The General Instruction of the Roman Missal, in setting out the norms for the celebration of Holy Mass reiterates this last point of the Council:
The main place should be given, all things being equal, to Gregorian chant, as being proper to the Roman liturgy.
One of the great Popes of our time, St. John Paul II, made the teaching of Pope St. Pius X his own:
With regard to compositions of liturgical music, I make my own the “general rule” that St Pius X formulated in these words: ‘The more closely a composition for the Church approaches in its movement, inspiration and savor the Gregorian melodic form, the more sacred and liturgical it becomes; and the more out of harmony it is with that supreme model, the less worthy it is of the temple.’ It is not, of course, a question of imitating Gregorian chant but rather of ensuring that new compositions are imbued with the same spirit that inspired and little by little came to shape it.

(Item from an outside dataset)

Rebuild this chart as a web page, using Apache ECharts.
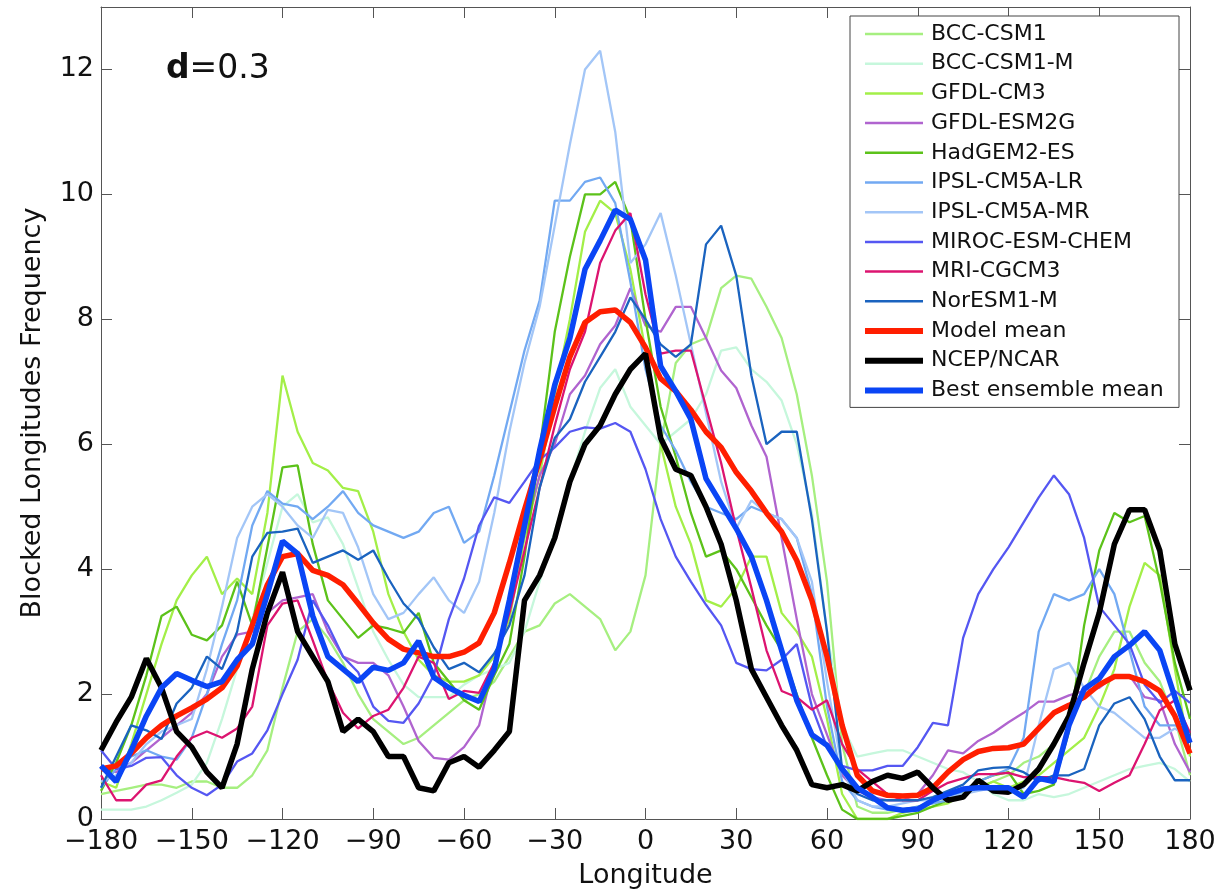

[…] The U.S. Bishops’ document on sacred music, Sing to the Lord, also reminded the Church in the United States of the importance and pride of place enjoyed by Gregorian chant. Some practical suggestions are given in that document for the implementation of this principle.
Given all of this strong teaching from the Popes, the Second Vatican Council, and the U.S. Bishops, how is it that this ideal concerning Gregorian chant has not been realized in the Church? Far from enjoying a pride of place in the Church’s Sacred Liturgy, one rarely if ever hears Gregorian chant.
This is a situation which must be rectified. It will require great effort and serious catechesis for the clergy and faithful, but Gregorian chant must be introduced more widely as a normal part of the Mass.